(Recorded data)
+++++

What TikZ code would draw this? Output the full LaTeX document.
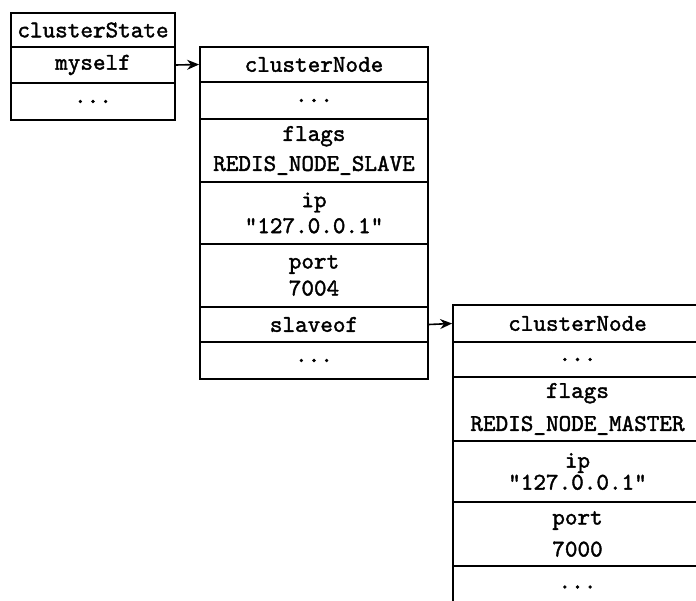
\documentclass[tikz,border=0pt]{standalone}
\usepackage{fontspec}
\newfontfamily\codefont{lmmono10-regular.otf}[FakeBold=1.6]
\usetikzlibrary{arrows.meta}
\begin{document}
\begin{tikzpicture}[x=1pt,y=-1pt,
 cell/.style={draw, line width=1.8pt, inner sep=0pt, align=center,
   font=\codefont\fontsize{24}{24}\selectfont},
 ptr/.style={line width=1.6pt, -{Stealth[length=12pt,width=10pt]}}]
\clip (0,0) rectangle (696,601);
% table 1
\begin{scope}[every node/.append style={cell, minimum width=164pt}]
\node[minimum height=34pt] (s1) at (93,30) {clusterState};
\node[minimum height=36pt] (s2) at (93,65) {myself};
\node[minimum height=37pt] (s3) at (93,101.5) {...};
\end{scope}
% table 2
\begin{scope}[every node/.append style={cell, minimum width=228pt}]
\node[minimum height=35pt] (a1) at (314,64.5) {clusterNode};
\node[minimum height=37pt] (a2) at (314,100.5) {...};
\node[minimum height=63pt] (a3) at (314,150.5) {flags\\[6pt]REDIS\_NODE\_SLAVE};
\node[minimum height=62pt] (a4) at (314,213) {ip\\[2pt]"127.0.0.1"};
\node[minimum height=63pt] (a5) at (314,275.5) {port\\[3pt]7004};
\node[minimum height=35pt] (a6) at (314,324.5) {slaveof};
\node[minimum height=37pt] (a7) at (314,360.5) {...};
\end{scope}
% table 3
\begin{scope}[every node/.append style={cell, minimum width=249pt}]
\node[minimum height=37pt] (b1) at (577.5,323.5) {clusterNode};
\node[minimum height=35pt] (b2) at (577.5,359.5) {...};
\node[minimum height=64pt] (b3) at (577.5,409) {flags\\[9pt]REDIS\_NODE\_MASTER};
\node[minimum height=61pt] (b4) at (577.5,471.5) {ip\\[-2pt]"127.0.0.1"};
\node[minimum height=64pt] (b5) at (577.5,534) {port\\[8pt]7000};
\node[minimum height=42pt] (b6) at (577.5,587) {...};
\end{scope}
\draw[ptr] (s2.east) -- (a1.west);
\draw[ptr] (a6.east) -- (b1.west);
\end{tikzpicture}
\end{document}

+++++

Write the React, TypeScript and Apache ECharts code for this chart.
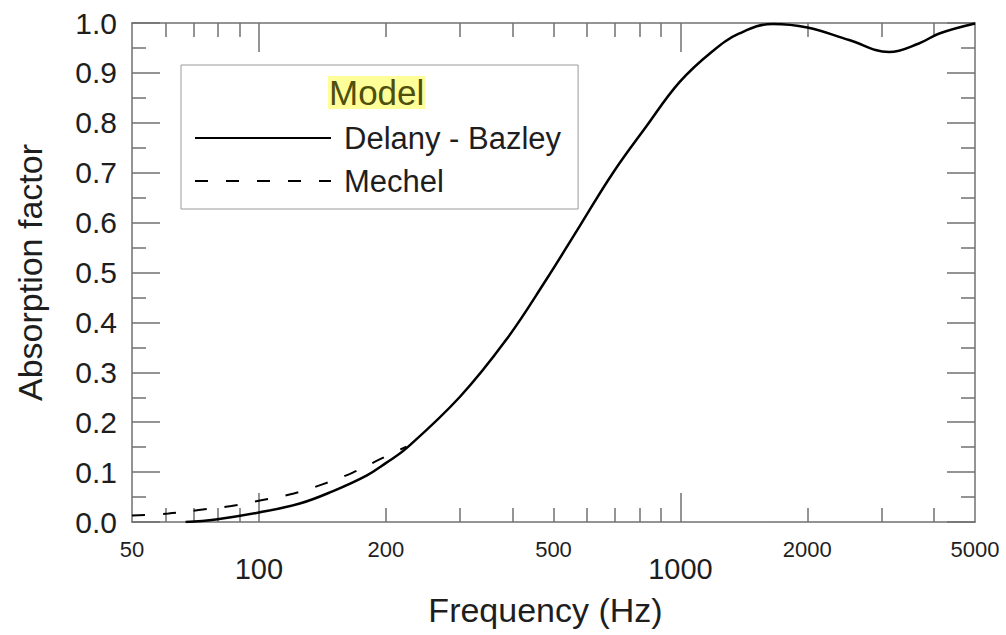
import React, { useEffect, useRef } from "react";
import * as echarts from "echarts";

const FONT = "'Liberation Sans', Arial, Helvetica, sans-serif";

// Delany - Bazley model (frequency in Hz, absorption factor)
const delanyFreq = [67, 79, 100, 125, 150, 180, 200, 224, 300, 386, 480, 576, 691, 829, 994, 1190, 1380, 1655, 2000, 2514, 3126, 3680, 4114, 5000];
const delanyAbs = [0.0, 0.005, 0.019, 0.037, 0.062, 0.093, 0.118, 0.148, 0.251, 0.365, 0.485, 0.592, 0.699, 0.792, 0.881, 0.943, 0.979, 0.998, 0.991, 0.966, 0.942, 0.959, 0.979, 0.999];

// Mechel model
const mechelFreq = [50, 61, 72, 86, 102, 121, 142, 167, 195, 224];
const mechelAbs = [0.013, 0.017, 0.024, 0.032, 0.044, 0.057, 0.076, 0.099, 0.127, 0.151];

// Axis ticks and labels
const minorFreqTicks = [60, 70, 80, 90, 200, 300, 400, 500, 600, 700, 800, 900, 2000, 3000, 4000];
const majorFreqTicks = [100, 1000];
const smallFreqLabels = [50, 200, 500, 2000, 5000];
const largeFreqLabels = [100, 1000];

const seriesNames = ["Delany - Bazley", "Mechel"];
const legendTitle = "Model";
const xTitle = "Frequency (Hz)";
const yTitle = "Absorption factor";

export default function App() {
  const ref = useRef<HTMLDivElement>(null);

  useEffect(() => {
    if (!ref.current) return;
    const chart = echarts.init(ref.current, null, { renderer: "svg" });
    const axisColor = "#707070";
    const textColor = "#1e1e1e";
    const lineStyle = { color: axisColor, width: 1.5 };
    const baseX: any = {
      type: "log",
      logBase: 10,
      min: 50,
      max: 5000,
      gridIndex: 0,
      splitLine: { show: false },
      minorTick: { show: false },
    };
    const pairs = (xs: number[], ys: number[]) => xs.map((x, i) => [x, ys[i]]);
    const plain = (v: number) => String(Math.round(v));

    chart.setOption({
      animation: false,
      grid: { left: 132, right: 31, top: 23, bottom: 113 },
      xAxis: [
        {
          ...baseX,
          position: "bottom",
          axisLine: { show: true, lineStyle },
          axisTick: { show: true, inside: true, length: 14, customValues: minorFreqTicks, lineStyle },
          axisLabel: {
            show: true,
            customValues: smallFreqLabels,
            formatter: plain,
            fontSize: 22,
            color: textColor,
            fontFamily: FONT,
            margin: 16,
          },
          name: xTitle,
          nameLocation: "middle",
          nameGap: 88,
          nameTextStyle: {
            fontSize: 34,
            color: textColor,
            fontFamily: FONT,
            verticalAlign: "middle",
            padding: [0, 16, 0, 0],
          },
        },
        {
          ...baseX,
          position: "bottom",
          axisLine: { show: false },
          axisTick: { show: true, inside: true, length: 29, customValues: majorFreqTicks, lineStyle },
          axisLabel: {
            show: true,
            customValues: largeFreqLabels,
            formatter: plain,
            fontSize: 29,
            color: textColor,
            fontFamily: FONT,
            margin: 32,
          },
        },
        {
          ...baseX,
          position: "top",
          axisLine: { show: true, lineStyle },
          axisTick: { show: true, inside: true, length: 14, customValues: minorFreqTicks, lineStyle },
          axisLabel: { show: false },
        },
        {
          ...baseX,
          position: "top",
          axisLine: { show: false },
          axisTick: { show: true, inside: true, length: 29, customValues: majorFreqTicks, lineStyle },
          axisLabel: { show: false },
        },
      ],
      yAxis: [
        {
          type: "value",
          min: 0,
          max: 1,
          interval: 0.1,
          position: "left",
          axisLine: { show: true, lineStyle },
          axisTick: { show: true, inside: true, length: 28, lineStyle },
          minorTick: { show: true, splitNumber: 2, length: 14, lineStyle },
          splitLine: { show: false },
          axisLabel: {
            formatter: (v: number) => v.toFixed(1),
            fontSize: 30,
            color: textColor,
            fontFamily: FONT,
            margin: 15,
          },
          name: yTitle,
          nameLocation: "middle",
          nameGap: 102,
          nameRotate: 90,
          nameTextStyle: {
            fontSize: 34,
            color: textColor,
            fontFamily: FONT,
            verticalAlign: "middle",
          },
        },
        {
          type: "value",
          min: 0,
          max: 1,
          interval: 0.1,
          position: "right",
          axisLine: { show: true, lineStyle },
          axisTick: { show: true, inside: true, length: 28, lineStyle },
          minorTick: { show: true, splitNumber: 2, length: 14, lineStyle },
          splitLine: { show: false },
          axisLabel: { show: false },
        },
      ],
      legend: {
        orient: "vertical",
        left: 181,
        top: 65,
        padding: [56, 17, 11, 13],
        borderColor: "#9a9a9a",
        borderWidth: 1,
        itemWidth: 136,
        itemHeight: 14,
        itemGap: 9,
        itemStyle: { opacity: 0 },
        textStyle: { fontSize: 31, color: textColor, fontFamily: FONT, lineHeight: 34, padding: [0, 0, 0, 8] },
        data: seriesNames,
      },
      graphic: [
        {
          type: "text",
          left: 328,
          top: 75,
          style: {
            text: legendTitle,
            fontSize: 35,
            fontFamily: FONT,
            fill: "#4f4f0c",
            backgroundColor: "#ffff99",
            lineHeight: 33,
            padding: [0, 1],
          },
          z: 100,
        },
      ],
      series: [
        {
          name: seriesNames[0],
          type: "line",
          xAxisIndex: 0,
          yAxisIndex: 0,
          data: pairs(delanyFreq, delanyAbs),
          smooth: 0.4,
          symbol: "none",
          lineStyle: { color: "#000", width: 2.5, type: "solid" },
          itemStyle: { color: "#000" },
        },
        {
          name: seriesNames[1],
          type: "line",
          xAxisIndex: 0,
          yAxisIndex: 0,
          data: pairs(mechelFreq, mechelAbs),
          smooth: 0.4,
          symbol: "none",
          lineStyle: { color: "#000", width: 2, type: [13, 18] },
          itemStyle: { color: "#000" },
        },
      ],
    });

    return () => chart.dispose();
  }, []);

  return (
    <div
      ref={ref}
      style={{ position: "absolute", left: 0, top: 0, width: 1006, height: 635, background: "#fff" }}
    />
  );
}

+++++

Above are some records. Output exactly the lines from the one that contains "Write the React, TypeScript" to the one that contains "0.959, 0.979, 0.999];", keeping both, and omit the pictures.

Write the React, TypeScript and Apache ECharts code for this chart.
import React, { useEffect, useRef } from "react";
import * as echarts from "echarts";

const FONT = "'Liberation Sans', Arial, Helvetica, sans-serif";

// Delany - Bazley model (frequency in Hz, absorption factor)
const delanyFreq = [67, 79, 100, 125, 150, 180, 200, 224, 300, 386, 480, 576, 691, 829, 994, 1190, 1380, 1655, 2000, 2514, 3126, 3680, 4114, 5000];
const delanyAbs = [0.0, 0.005, 0.019, 0.037, 0.062, 0.093, 0.118, 0.148, 0.251, 0.365, 0.485, 0.592, 0.699, 0.792, 0.881, 0.943, 0.979, 0.998, 0.991, 0.966, 0.942, 0.959, 0.979, 0.999];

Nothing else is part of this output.